The story, as I like for them to, starts in the middle of the action:
"The sons of bitches came sneaking up on me out of he night, and I have to say they were awfully good at it...I didn't hear or suspect a thing, they were that good. But then what would you expect from snakes in the grass?"
From there it was non-stop action. Roderus puts the reader in the middle a situation where Wes Johnson, the main character, is mistaken for somebody else, hanged, robbed, and left for dead. He lives, in a way both miraculous and plausible, and spends most of the book surviving with a sling for a weapon, eating snake meat, and following the snakes that had robbed and hanged him.
The story is told in a conversational first person voice and Johnson doesn't reveal much about his back story. He hints that he is no saint, though is mainly a decent sort. This is corroborated when he is taken in by a widow woman and her daughter.
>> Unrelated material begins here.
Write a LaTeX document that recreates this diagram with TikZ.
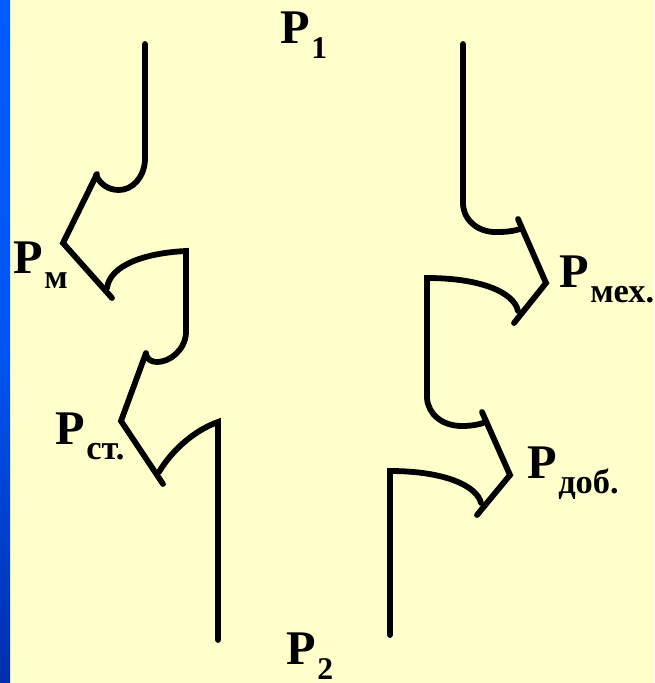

He appreciates them nursing him back to health, but feels guilty for eating up what little they have.
In the same conversational way Wes shares some of the lessons he's learned in life. Like protecting himself from rattle snakes ("I welcomed dead ones for food but sure didn't want to bunk with any") by using a hemp rope stretched out around him on the ground at night. He explains that the snakes won't cross the rope because "the fibers of the hemp tickle their bellies..."
Of course, with a little luck and (not implausible) coincidences, he is able to gain his revenge by bringing the bad guy to jail, gets his horse and money back, provides the means for the widow and her daughter to no longer have to struggle, and is on his way to domestic bliss.
In the end, the reader has the feeling that maybe our protagonist has been telling a yarn that may or may not entirely truthful, but still has been a lot of fun.
If you are in the mood for a good western, you wouldn't go wrong with this one.